Christopher Pyne: Well we can and we are. We produce very good quality steel and obviously I’m very disappointed that the New South Wales Government has awarded that contract overseas, but they are a sovereign government of their own, Roo, I can’t make them do things that they don’t want to do and one of the other pieces…

Mark Ricciuto: You can twist their arm a bit though.

Chris Dittmar: Gee you can pressure them.

Christopher Pyne: Yeah and we are and we’ll pressure all the other states and territories too. The other thing we’re doing of course is by committing to the 12 submarines, the nine future frigates, seven offshore patrol vessels, the Pacific patrol vessels; we’re creating a body of work into the future that will require steel. That’s a more medium to long term than it is immediate and that’s why I bought forward the 72,000 tonnes of steel for the Tarcoola-Adelaide rail line.

Mark Ricciuto: But just on that, I mean all we read about is that we’ve had a Spanish contingent come here, Japanese, I think there’s been Swedish, there’s been German, what if they are awarded the contracts? Will they use local steel?

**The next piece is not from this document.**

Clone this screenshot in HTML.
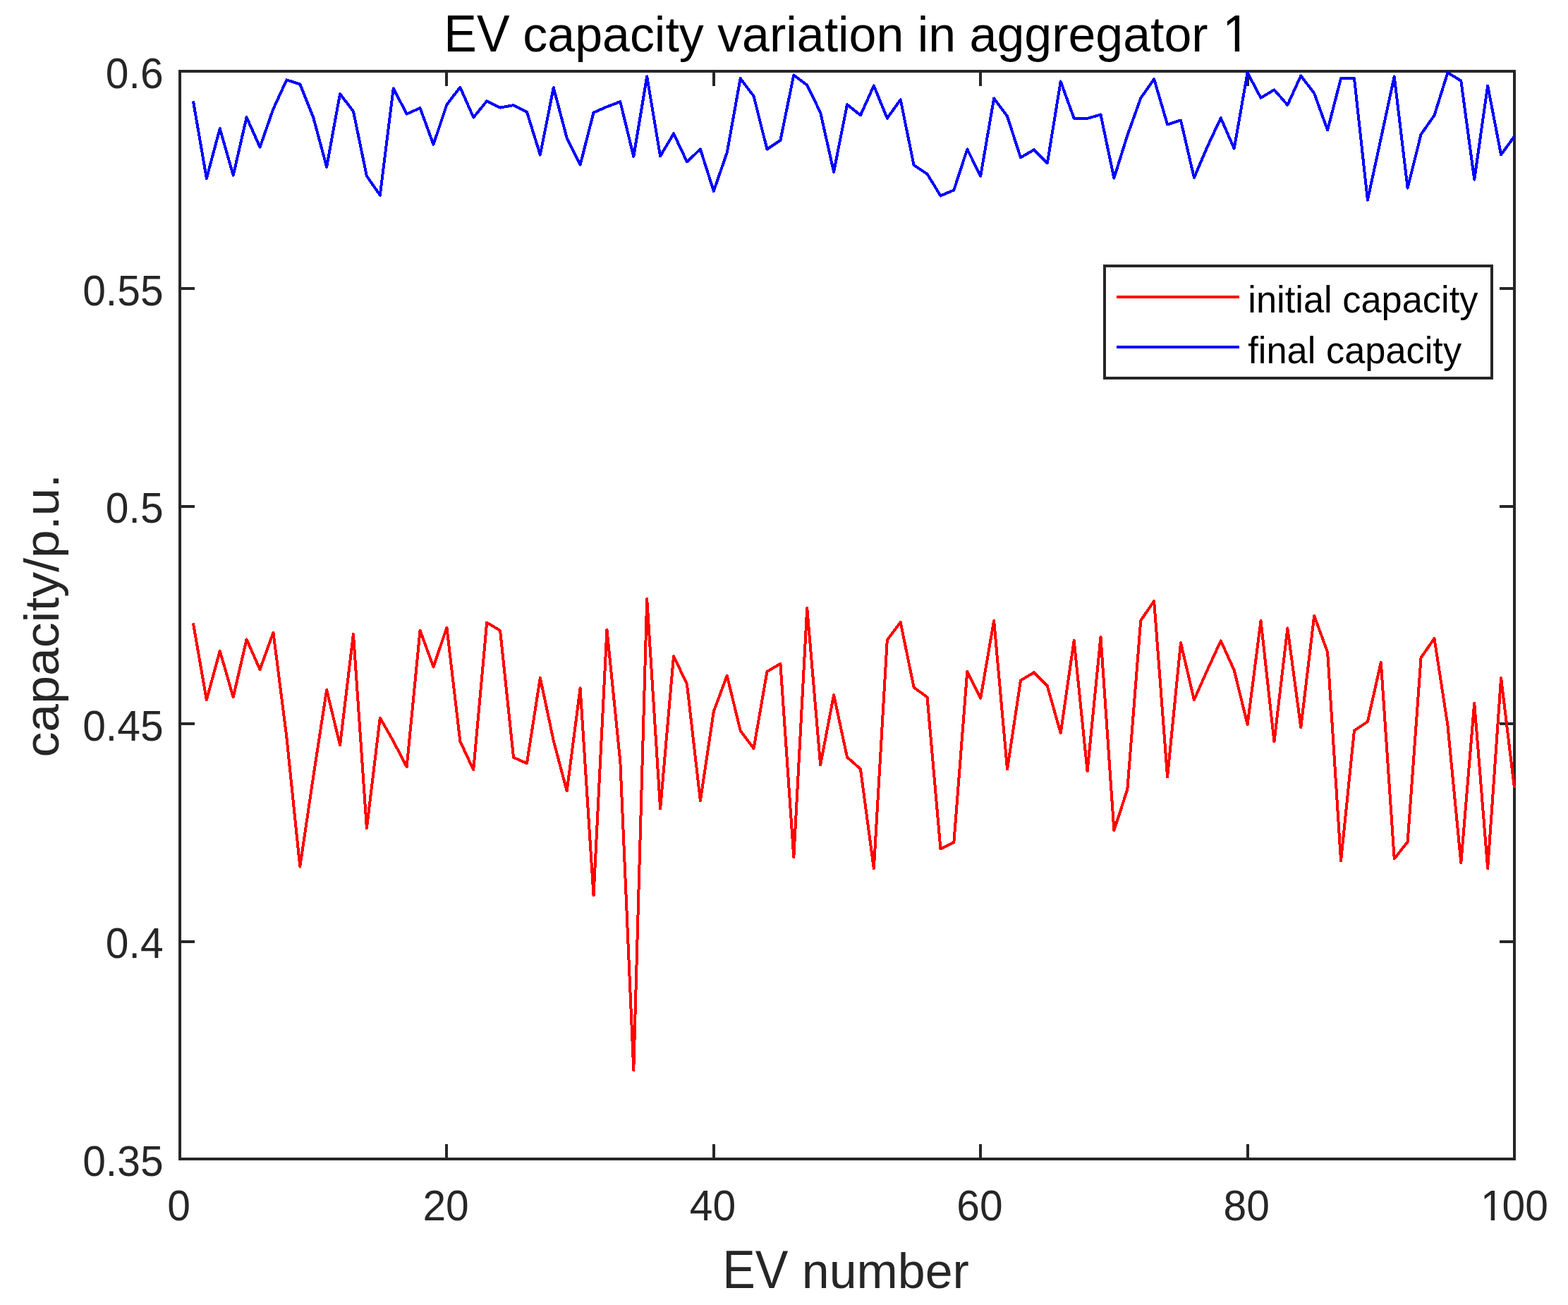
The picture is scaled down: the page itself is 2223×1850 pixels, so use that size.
<!DOCTYPE html>
<html lang="en">
<head>
<meta charset="utf-8">
<title>EV capacity variation in aggregator 1</title>
<style>
html,body{margin:0;padding:0;background:#fff;width:2223px;height:1850px;}
body{overflow:hidden;}
svg{display:block;}
text{font-family:"Liberation Sans", Arial, Helvetica, sans-serif;white-space:pre;}
</style>
</head>
<body>
<svg width="2223" height="1850" viewBox="0 0 2223 1850">
<rect x="0" y="0" width="2223" height="1850" fill="#ffffff"/>

<g stroke="#262626" stroke-width="4" fill="none" shape-rendering="crispEdges">
<rect x="255.0" y="101.0" width="1892.0" height="1542.0"/>
<line x1="633" y1="1643.0" x2="633" y2="1622.0"/>
<line x1="633" y1="101.0" x2="633" y2="122.0"/>
<line x1="1012" y1="1643.0" x2="1012" y2="1622.0"/>
<line x1="1012" y1="101.0" x2="1012" y2="122.0"/>
<line x1="1390" y1="1643.0" x2="1390" y2="1622.0"/>
<line x1="1390" y1="101.0" x2="1390" y2="122.0"/>
<line x1="1769" y1="1643.0" x2="1769" y2="1622.0"/>
<line x1="1769" y1="101.0" x2="1769" y2="122.0"/>
<line x1="255.0" y1="1335" x2="276.0" y2="1335"/>
<line x1="2147.0" y1="1335" x2="2126.0" y2="1335"/>
<line x1="255.0" y1="1026" x2="276.0" y2="1026"/>
<line x1="2147.0" y1="1026" x2="2126.0" y2="1026"/>
<line x1="255.0" y1="718" x2="276.0" y2="718"/>
<line x1="2147.0" y1="718" x2="2126.0" y2="718"/>
<line x1="255.0" y1="409" x2="276.0" y2="409"/>
<line x1="2147.0" y1="409" x2="2126.0" y2="409"/>
</g>
<defs><clipPath id="c100"><path d="M-5.00,-64.68 H105.21 V23.52 H32.70 V-4.79 H20.08 V23.52 H14.69 V-4.79 H-5.00 Z"/></clipPath><clipPath id="c1"><path d="M-5.00,-76.89 H43.88 V27.96 H38.88 V-5.62 H23.86 V27.96 H17.48 V-5.62 H-5.00 Z"/></clipPath></defs>
<text transform="translate(253.70,1729.80) scale(1.0000,1.0450)" font-size="58.8" fill="#262626" text-anchor="middle">0</text>
<text transform="translate(632.10,1729.80) scale(1.0000,1.0450)" font-size="58.8" fill="#262626" text-anchor="middle">20</text>
<text transform="translate(1010.50,1729.80) scale(1.0000,1.0450)" font-size="58.8" fill="#262626" text-anchor="middle">40</text>
<text transform="translate(1388.90,1729.80) scale(1.0000,1.0450)" font-size="58.8" fill="#262626" text-anchor="middle">60</text>
<text transform="translate(1767.30,1729.80) scale(1.0000,1.0450)" font-size="58.8" fill="#262626" text-anchor="middle">80</text>
<text transform="translate(2099.00,1729.80) scale(1.0000,1.0450)" x="0.00 30.60 63.30" font-size="58.8" fill="#262626" clip-path="url(#c100)" text-anchor="start">100</text>
<text transform="translate(231.60,1666.50) scale(1.0000,1.0450)" font-size="58.8" fill="#262626" text-anchor="end">0.35</text>
<text transform="translate(231.60,1358.10) scale(1.0000,1.0450)" font-size="58.8" fill="#262626" text-anchor="end">0.4</text>
<text transform="translate(231.60,1049.70) scale(1.0000,1.0450)" font-size="58.8" fill="#262626" text-anchor="end">0.45</text>
<text transform="translate(231.60,741.30) scale(1.0000,1.0450)" font-size="58.8" fill="#262626" text-anchor="end">0.5</text>
<text transform="translate(231.60,432.90) scale(1.0000,1.0450)" font-size="58.8" fill="#262626" text-anchor="end">0.55</text>
<text transform="translate(231.60,124.50) scale(1.0000,1.0450)" font-size="58.8" fill="#262626" text-anchor="end">0.6</text>
<text transform="translate(629.30,73.00) scale(1.0000,1.0550)" font-size="69.9" fill="#000" text-anchor="start">EV</text>
<text transform="translate(741.37,73.00)" font-size="69.9" fill="#000" text-anchor="start">capacity variation in aggregator</text>
<text transform="translate(1733.30,73.00) scale(1.0000,1.0550)" font-size="69.9" fill="#000" clip-path="url(#c1)" text-anchor="start">1</text>
<text transform="translate(1024.20,1825.90) scale(1.0000,1.0750)" font-size="69.9" fill="#262626" text-anchor="start">EV</text>
<text transform="translate(1136.87,1825.90)" font-size="69.9" fill="#262626" text-anchor="start">number</text>
<text transform="translate(82.90,1073.40) scale(0.9750,1.0236) rotate(-90)" font-size="69.9" fill="#262626" text-anchor="start">capacity/p.u.</text>
<polyline points="273.92,883.40 292.84,992.20 311.76,922.80 330.68,988.30 349.60,906.30 368.52,949.20 387.44,896.60 406.36,1045.00 425.28,1228.70 444.20,1101.00 463.12,977.80 482.04,1056.40 500.96,898.80 519.88,1174.30 538.80,1017.60 557.72,1050.80 576.64,1087.20 595.56,893.60 614.48,945.50 633.40,889.60 652.32,1050.80 671.24,1091.40 690.16,882.50 709.08,893.90 728.00,1073.70 746.92,1082.20 765.84,960.80 784.76,1050.00 803.68,1121.40 822.60,975.50 841.52,1269.50 860.44,892.60 879.36,1080.00 898.28,1517.00 917.20,848.80 936.12,1146.40 955.04,930.00 973.96,969.90 992.88,1135.30 1011.80,1008.70 1030.72,957.60 1049.64,1035.70 1068.56,1061.10 1087.48,952.10 1106.40,940.90 1125.32,1215.50 1144.24,862.00 1163.16,1084.50 1182.08,985.00 1201.00,1073.40 1219.92,1090.10 1238.84,1231.30 1257.76,907.40 1276.68,882.10 1295.60,974.50 1314.52,988.30 1333.44,1203.30 1352.36,1194.10 1371.28,951.80 1390.20,990.00 1409.12,879.70 1428.04,1090.50 1446.96,964.60 1465.88,953.40 1484.80,972.50 1503.72,1039.20 1522.64,908.00 1541.56,1093.40 1560.48,902.80 1579.40,1177.40 1598.32,1119.10 1617.24,879.70 1636.16,852.10 1655.08,1101.30 1674.00,911.10 1692.92,992.20 1711.84,949.50 1730.76,908.40 1749.68,950.10 1768.60,1027.10 1787.52,880.00 1806.44,1051.50 1825.36,890.50 1844.28,1031.30 1863.20,872.90 1882.12,924.50 1901.04,1220.40 1919.96,1035.70 1938.88,1023.20 1957.80,938.90 1976.72,1217.40 1995.64,1193.40 2014.56,932.40 2033.48,905.00 2052.40,1028.00 2071.32,1223.40 2090.24,996.80 2109.16,1231.30 2128.08,961.10 2147.00,1117.10" fill="none" stroke="#ff0000" stroke-width="4" stroke-linejoin="round" stroke-linecap="butt" shape-rendering="crispEdges"/>
<polyline points="273.92,143.30 292.84,252.90 311.76,182.20 330.68,248.70 349.60,166.20 368.52,208.60 387.44,154.50 406.36,113.30 425.28,119.30 444.20,166.50 463.12,236.60 482.04,133.00 500.96,157.90 519.88,249.50 538.80,276.70 557.72,125.30 576.64,161.60 595.56,153.10 614.48,204.80 633.40,148.50 652.32,123.60 671.24,166.50 690.16,143.30 709.08,152.60 728.00,149.10 746.92,158.50 765.84,219.50 784.76,124.20 803.68,195.70 822.60,233.70 841.52,159.60 860.44,151.30 879.36,144.20 898.28,221.80 917.20,108.40 936.12,221.40 955.04,189.40 973.96,229.40 992.88,211.50 1011.80,270.90 1030.72,216.30 1049.64,111.20 1068.56,136.20 1087.48,211.50 1106.40,198.90 1125.32,106.40 1144.24,120.70 1163.16,159.60 1182.08,243.70 1201.00,148.20 1219.92,163.40 1238.84,121.50 1257.76,167.70 1276.68,141.30 1295.60,234.00 1314.52,246.60 1333.44,277.50 1352.36,269.50 1371.28,211.50 1390.20,249.50 1409.12,139.40 1428.04,164.80 1446.96,223.40 1465.88,212.30 1484.80,231.40 1503.72,115.40 1522.64,167.70 1541.56,167.90 1560.48,162.50 1579.40,252.60 1598.32,192.00 1617.24,139.10 1636.16,112.20 1655.08,176.50 1674.00,170.50 1692.92,252.00 1711.84,207.70 1730.76,167.30 1749.68,210.60 1768.60,103.00 1787.52,138.70 1806.44,127.30 1825.36,148.80 1844.28,107.40 1863.20,132.20 1882.12,184.50 1901.04,111.10 1919.96,111.10 1938.88,283.60 1957.80,196.30 1976.72,108.40 1995.64,266.60 2014.56,190.50 2033.48,163.60 2052.40,103.00 2071.32,114.50 2090.24,254.60 2109.16,121.50 2128.08,219.40 2147.00,193.30" fill="none" stroke="#0000ff" stroke-width="4" stroke-linejoin="round" stroke-linecap="butt" shape-rendering="crispEdges"/>
<rect x="1566" y="377" width="549" height="159" fill="#fff" stroke="#262626" stroke-width="4" shape-rendering="crispEdges"/>
<line x1="1583" y1="421" x2="1757" y2="421" stroke="#ff0000" stroke-width="4" shape-rendering="crispEdges"/>
<line x1="1583" y1="492" x2="1757" y2="492" stroke="#0000ff" stroke-width="4" shape-rendering="crispEdges"/>
<text transform="translate(1769.30,442.80) scale(1.0000,1.0200)" font-size="52.4" fill="#000" text-anchor="start">initial capacity</text>
<text transform="translate(1769.30,515.00) scale(1.0000,1.0200)" font-size="52.4" fill="#000" text-anchor="start">final capacity</text>
</svg>
</body>
</html>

Christopher Pyne: Well that would be the best option for them, I meanbringing steel from overseas to make big Naval steels when there’s steelmakers just around the corner, it’s obviously going to be easier for them to use the steel that’s here and for the other big projects like the ones in the air warfare destroyer and the other frigates that have been built, Australian steel has been used in those so yeah that is good news for any steelmakers in Australia. I’m seeing the administrators today- Grant Thornton- and the other piece of reasonable news was they haven’t announced any job losses at all, so we shouldn’t be in the business of being panic merchants. They said it’s business as usual, turn up to work and do the things that you’d normally do and they’re going to try and work through the problem.

Mark Ricciuto: Alright let’s hope there is some light at the end of the tunnel here, Christopher Pyne, thank you so much for your time.

Christopher Pyne: It’s a pleasure, thank you.